CRC-16 (CCITT) will detect most single-bit, many odd and burst errors. Some rare bit patterns can evade any CRC — this project is for demonstration, not cryptographic guarantees.

---

9. Troubleshooting

• bind: Address already in use — another process is listening on the port. Find and stop it:
  • sudo ss -ltnp | grep :8080
  • sudo lsof -iTCP:8080 -sTCP:LISTEN -P -n
  • then kill <PID> (or kill -9 <PID> if necessary).
• If you edited files on Windows, convert CRLF to LF:
  • dos2unix Makefile or sed -i 's/\r$//' Makefile.
• If the sender exits because the server is not up:
  • Start receiver first and then run sender, or replace sender.c with a reconnecting variant.

---

10. Recommended code improvements (optional)

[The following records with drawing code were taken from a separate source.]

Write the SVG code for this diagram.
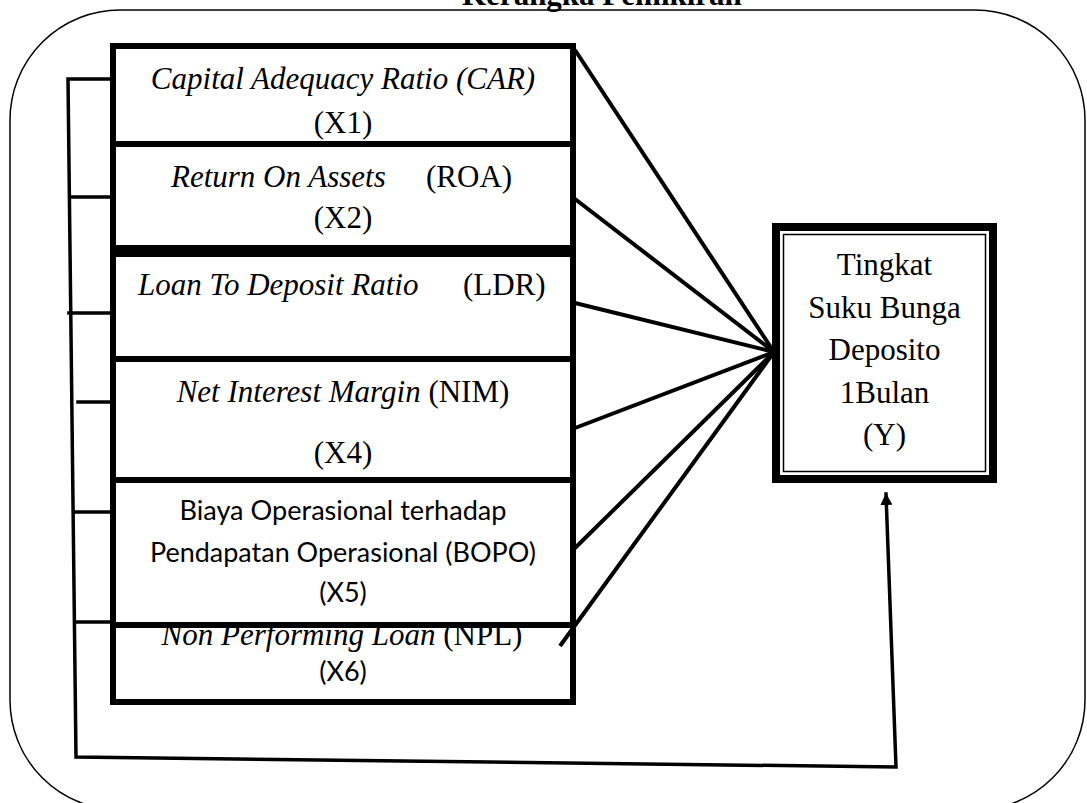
<svg xmlns="http://www.w3.org/2000/svg" width="1087" height="803" viewBox="0 0 1087 803">
<style>
.frame{fill:none;stroke:#000;stroke-width:1.5}
.box{fill:#fff;stroke:#000;stroke-width:6}
.serif{font-family:"Liberation Serif","Times New Roman",serif;font-size:31px;fill:#000}
.sans{font-family:Lato,"Liberation Sans",sans-serif;font-size:27px;fill:#000}
.it{font-style:italic}
.line{fill:none;stroke:#000;stroke-width:3.5;stroke-linecap:square}
.fan{fill:none;stroke:#000;stroke-width:4}
</style>
<defs>
<marker id="arrow" markerWidth="12" markerHeight="12" refX="11" refY="6" orient="auto" markerUnits="userSpaceOnUse">
<path d="M0,0 L12,6 L0,12 z" fill="#000"/>
</marker>
</defs>
<rect class="frame" x="10" y="10" width="1075" height="800" rx="110" ry="110"/>
<text class="serif" x="462" y="5" font-weight="bold">Kerangka Pemikiran</text>

<g id="node-car">
<rect class="box" x="113" y="46" width="460" height="98"/>
<text class="serif" x="343" y="89" text-anchor="middle"><tspan class="it">Capital Adequacy Ratio (CAR)</tspan></text>
<text class="serif" x="343" y="133" text-anchor="middle">(X1)</text>
</g>
<g id="node-roa">
<rect class="box" x="113" y="144" width="460" height="104"/>
<text class="serif" x="171" y="187"><tspan class="it">Return On Assets</tspan><tspan x="426">(ROA)</tspan></text>
<text class="serif" x="343" y="228" text-anchor="middle">(X2)</text>
</g>
<g id="node-ldr">
<rect class="box" x="113" y="254" width="460" height="105"/>
<text class="serif" x="138" y="295"><tspan class="it">Loan To Deposit Ratio</tspan><tspan x="463">(LDR)</tspan></text>
</g>
<g id="node-nim">
<rect class="box" x="113" y="359" width="460" height="121"/>
<text class="serif" x="343" y="402" text-anchor="middle"><tspan class="it">Net Interest Margin</tspan> (NIM)</text>
<text class="serif" x="343" y="463" text-anchor="middle">(X4)</text>
</g>
<g id="node-npl">
<rect class="box" x="113" y="625" width="460" height="77"/>
<text class="serif" x="342" y="645" text-anchor="middle"><tspan class="it">Non Performing Loan</tspan> (NPL)</text>
<text class="sans" x="343" y="681" text-anchor="middle">(X6)</text>
</g>
<g id="node-bopo">
<rect class="box" x="113" y="480" width="460" height="145"/>
<text class="sans" x="343" y="520" text-anchor="middle" textLength="327" lengthAdjust="spacingAndGlyphs">Biaya Operasional terhadap</text>
<text class="sans" x="343" y="562" text-anchor="middle" textLength="386" lengthAdjust="spacingAndGlyphs">Pendapatan Operasional (BOPO)</text>
<text class="sans" x="343" y="602" text-anchor="middle">(X5)</text>
</g>
<g id="node-y">
<rect x="776" y="227" width="217" height="252" fill="#fff" stroke="#000" stroke-width="8"/>
<rect x="783.5" y="234.5" width="202" height="237" fill="none" stroke="#000" stroke-width="1.5"/>
<text class="serif" x="884.5" y="275" text-anchor="middle">Tingkat</text>
<text class="serif" x="884.5" y="318" text-anchor="middle">Suku Bunga</text>
<text class="serif" x="884.5" y="360" text-anchor="middle">Deposito</text>
<text class="serif" x="884.5" y="403" text-anchor="middle">1Bulan</text>
<text class="serif" x="884.5" y="445" text-anchor="middle">(Y)</text>
</g>

<g id="connectors">
<polyline class="line" points="110,79 68,79 76,757 896,767 886,494" marker-end="url(#arrow)"/>
<line class="line" x1="70" y1="197" x2="110" y2="197"/>
<line class="line" x1="69" y1="313" x2="110" y2="313"/>
<line class="line" x1="78" y1="402" x2="110" y2="402"/>
<line class="line" x1="75" y1="512" x2="110" y2="512"/>
<line class="line" x1="76" y1="622" x2="110" y2="622"/>
<line class="fan" x1="575" y1="50" x2="774" y2="352"/>
<line class="fan" x1="575" y1="199" x2="774" y2="352"/>
<line class="fan" x1="575" y1="303" x2="774" y2="352"/>
<line class="fan" x1="575" y1="428" x2="774" y2="352"/>
<line class="fan" x1="575" y1="548" x2="774" y2="352"/>
<line class="fan" x1="560" y1="646" x2="774" y2="352"/>
</g>
</svg>
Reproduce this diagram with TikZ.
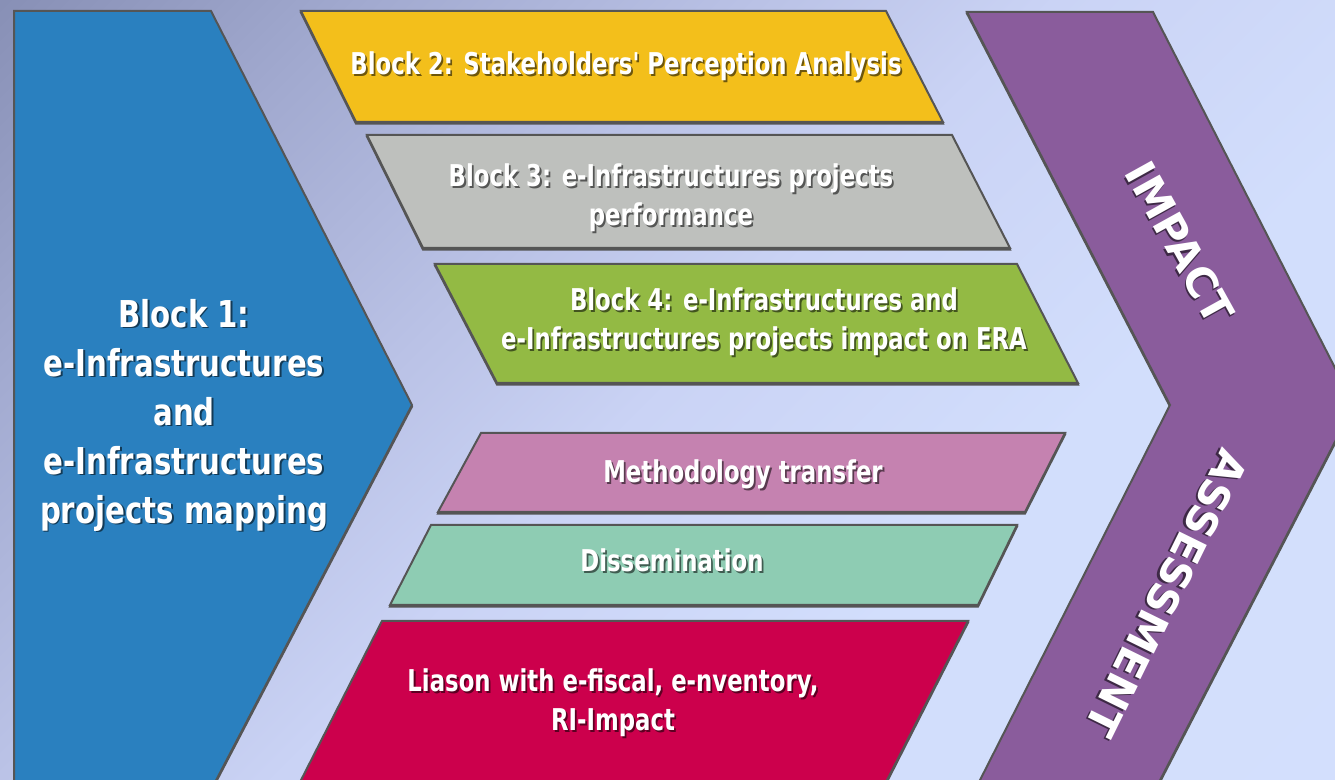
\documentclass[tikz,border=0pt]{standalone}
\usepackage{fontspec}
\newfontfamily\famBox[FakeStretch=0.76]{DejaVu Sans}
\newfontfamily\famBig[FakeStretch=0.79]{DejaVu Sans}
\newfontfamily\famArr{DejaVu Sans}
\definecolor{bgA}{RGB}{136,144,182}
\definecolor{bgB}{RGB}{162,170,208}
\definecolor{bgC}{RGB}{186,194,230}
\definecolor{bgD}{RGB}{202,211,245}
\definecolor{bgE}{RGB}{210,222,252}
\definecolor{bgF}{RGB}{212,224,253}
\definecolor{bordc}{RGB}{85,85,85}
\definecolor{cblue}{RGB}{42,128,191}
\definecolor{cyel}{RGB}{243,191,27}
\definecolor{cgray}{RGB}{190,192,189}
\definecolor{cgreen}{RGB}{147,186,68}
\definecolor{cpink}{RGB}{197,130,176}
\definecolor{cteal}{RGB}{142,204,179}
\definecolor{cred}{RGB}{204,0,76}
\definecolor{cpurp}{RGB}{138,92,156}
\pgfdeclarehorizontalshading{bgsh}{100bp}{color(0bp)=(bgA); color(14.6bp)=(bgA); color(27bp)=(bgB); color(40bp)=(bgC); color(50bp)=(bgD); color(65bp)=(bgE); color(100bp)=(bgF)}
\newcommand\shtx[2]{\leavevmode\rlap{\kern0.9pt\raisebox{-0.9pt}{\textcolor{#1}{#2}}}#2}
\newcommand\fntBox{\famBox\bfseries\fontsize{15}{19.5}\selectfont}
\newcommand\fntBig{\famBig\bfseries\fontsize{18.5}{24.5}\selectfont}
\newcommand\fntArr{\famArr\bfseries\fontsize{21}{25}\selectfont}
\tikzset{
  blk/.style={fill=#1, draw=bordc, line width=1pt, line join=miter,
    preaction={draw=bordc, line width=1pt, transform canvas={yshift=-0.8pt}}},
  boxtxt/.style={text=white, font=\fntBox, align=center, inner sep=0pt},
  bigtxt/.style={text=white, font=\fntBig, align=center, inner sep=0pt},
  arrtxt/.style={text=white, font=\fntArr, inner sep=0pt},
}
\begin{document}
\begin{tikzpicture}[x=0.5pt, y=-0.5pt]
\useasboundingbox (0,0) rectangle (1335,780);
\clip (0,0) rectangle (1335,780);
\shade[shading=bgsh, shading angle=-45] (0,0) rectangle (1335,780);
% big chevrons
\draw[blk=cblue] (14,11) -- (211,11) -- (412,405) -- (211,790) -- (14,790) -- cycle;
\draw[blk=cpurp] (967,12) -- (1153,12) -- (1354,405) -- (1155,790) -- (975,790) -- (1170,405) -- cycle;
% blocks
\draw[blk=cyel]   (301,11) -- (886,11) -- (943,122) -- (356,122) -- cycle;
\draw[blk=cgray]  (367,135) -- (952,135) -- (1010,248) -- (423,248) -- cycle;
\draw[blk=cgreen] (435,264) -- (1017,264) -- (1078,383) -- (497,383) -- cycle;
\draw[blk=cpink]  (481,433) -- (1065,433) -- (1025,512) -- (438,512) -- cycle;
\draw[blk=cteal]  (431,525) -- (1017,525) -- (978,605) -- (390,605) -- cycle;
\draw[blk=cred]   (382,621) -- (968,621) -- (882,790) -- (296,790) -- cycle;
% texts
\node[bigtxt] (b1) at (184,416) {\shtx{cblue!45!black}{Block 1:}\\\shtx{cblue!45!black}{e-Infrastructures}\\\shtx{cblue!45!black}{and}\\\shtx{cblue!45!black}{e-Infrastructures}\\\shtx{cblue!45!black}{projects mapping}};
\node[boxtxt, anchor=base] (b2) at (626,75) {\shtx{cyel!45!black}{Block 2: Stakeholders' Perception Analysis}};
\node[boxtxt] (b3) at (671,199) {\shtx{cgray!45!black}{Block 3: e-Infrastructures projects}\\\shtx{cgray!45!black}{performance}};
\node[boxtxt] (b4) at (764,323) {\shtx{cgreen!45!black}{Block 4: e-Infrastructures and}\\\shtx{cgreen!45!black}{e-Infrastructures projects impact on ERA}};
\node[boxtxt, anchor=base] (mt) at (743,483) {\shtx{cpink!45!black}{Methodology transfer}};
\node[boxtxt, anchor=base] (ds) at (672,572) {\shtx{cteal!45!black}{Dissemination}};
\node[boxtxt] (li) at (613,704) {\shtx{cred!45!black}{Liason with e-fiscal, e-nventory,}\\\shtx{cred!45!black}{RI-Impact}};
\node[arrtxt, rotate=-61] (imp) at (1179,243) {\shtx{cpurp!45!black}{IMPACT}};
\node[arrtxt, rotate=-116.2] (ass) at (1166,593) {\shtx{cpurp!45!black}{ASSESSMENT}};
\end{tikzpicture}
\end{document}
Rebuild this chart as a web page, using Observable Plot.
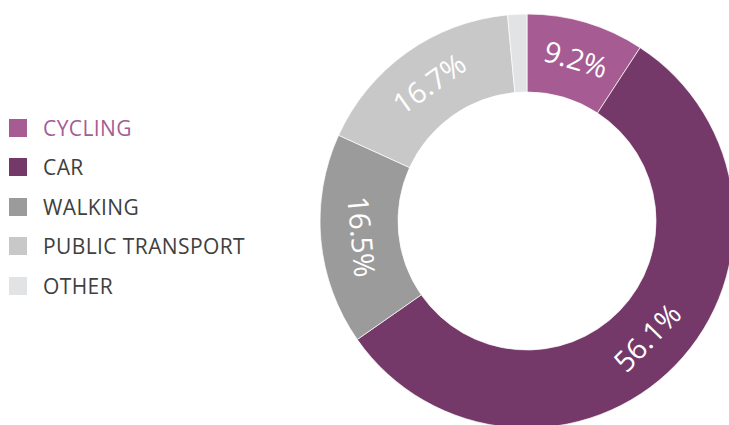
<!DOCTYPE html>
<html>
<head>
<meta charset="utf-8">
<script src="https://cdn.jsdelivr.net/npm/d3@7"></script>
<script src="https://cdn.jsdelivr.net/npm/@observablehq/plot@0.6"></script>
<style>
  html, body { margin: 0; padding: 0; background: #fff; }
  #wrap { position: relative; width: 729px; height: 425px; overflow: hidden; font-family: "Open Sans", sans-serif; }
  #chart { position: absolute; left: 0; top: 0; }
  #legend { position: absolute; left: 9px; top: 108px; }
  .row { display: flex; align-items: center; height: 39.5px; }
  .sw { width: 18px; height: 18px; margin-right: 16px; }
  .lab { font-size: 21px; color: #404040; letter-spacing: 0.4px; }
</style>
</head>
<body>
<div id="wrap">
  <div id="chart"></div>
  <div id="legend"></div>
</div>
<script>
const categories = ["CYCLING", "CAR", "WALKING", "PUBLIC TRANSPORT", "OTHER"];
const shares = [9.2, 56.1, 16.5, 16.7, 1.5];
const labels = ["9.2%", "56.1%", "16.5%", "16.7%", ""];
const palette = ["#a65c93", "#743968", "#9b9b9b", "#c8c8c8", "#e1e3e4"];

const data = categories.map((c, i) => ({category: c, value: shares[i], label: labels[i]}));

const W = 729, H = 425;
const CX = 527, CY = 221, R_OUT = 207, R_IN = 129;

const pie = d3.pie().sort(null).value(d => d.value);
const slices = pie(data);

const color = Plot.scale({color: {type: "ordinal", domain: categories, range: palette}});

const rMid = (R_OUT + R_IN) / 2;
const labelData = slices.filter(s => s.data.label).map(s => {
  const a = (s.startAngle + s.endAngle) / 2;
  let deg = a * 180 / Math.PI;
  let rot = (deg > 90 && deg < 270) ? deg - 180 : (deg >= 270 ? deg - 360 : deg);
  return {
    x: CX + rMid * Math.sin(a),
    y: CY - rMid * Math.cos(a),
    rotate: rot,
    text: s.data.label
  };
});

const arcsMark = (index, scales) => {
  const cx = scales.x(CX), cy = scales.y(CY);
  const arc = d3.arc().innerRadius(R_IN).outerRadius(R_OUT);
  const g = d3.create("svg:g").attr("transform", `translate(${cx},${cy})`);
  g.selectAll("path")
    .data(slices)
    .join("path")
    .attr("d", arc)
    .attr("fill", d => color.apply(d.data.category))
    .attr("stroke", "#ffffff")
    .attr("stroke-width", 0.7);
  return g.node();
};

const plot = Plot.plot({
  width: W,
  height: H,
  margin: 0,
  x: {domain: [0, W], range: [0, W], axis: null},
  y: {domain: [0, H], range: [0, H], axis: null},
  style: {background: "transparent", fontFamily: "'Open Sans', sans-serif"},
  marks: [
    arcsMark,
    Plot.text(labelData, {
      x: "x", y: "y", text: "text", rotate: "rotate",
      fill: "#ffffff", fontSize: 29, textAnchor: "middle", lineAnchor: "middle"
    })
  ]
});
document.getElementById("chart").appendChild(plot);

const legend = d3.select("#legend");
categories.forEach((c, i) => {
  const row = legend.append("div").attr("class", "row");
  row.append("div").attr("class", "sw").style("background", color.apply(c));
  row.append("div").attr("class", "lab").style("color", i === 0 ? color.apply(c) : null).text(c);
});
</script>
</body>
</html>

If you want the repository to be more robust, consider:

• Make receiver keep running and accept multiple clients (remove the close(serv); return; that currently exits after one client).
• Add reconnect logic to sender (so it waits and retries until the server comes back).
• Change flipped-position printing to byte.bit format for readability.
• Add a small header field with the original plaintext length (optional) so the receiver doesn't rely on dec_len - 2 to find the payload length.
• Add unit tests for man_encode() ↔ man_decode() and crc16().

---

11. Example Makefile targets

• make — build sender and receiver
• make server — run receiver in the current terminal (foreground)
• make client — run sender in the current terminal (foreground)
• make clean — remove binaries and logs

---

12. References

• CRC polynomial (CRC-CCITT): x^16 + x^12 + x^5 + 1 (0x1021)

13. Environment used

• Tested on Linux / WSL (Windows Subsystem for Linux)

---

14. Conclusion

This project simulates a robust digital communication system featuring:

• Data integrity using CRC-16
• Physical-layer encoding via Manchester coding
• Realistic channel errors (bit and burst errors)
• Socket-based sender/receiver architecture

It demonstrates how digital communication protocols ensure reliability and detect transmission errors in practical systems.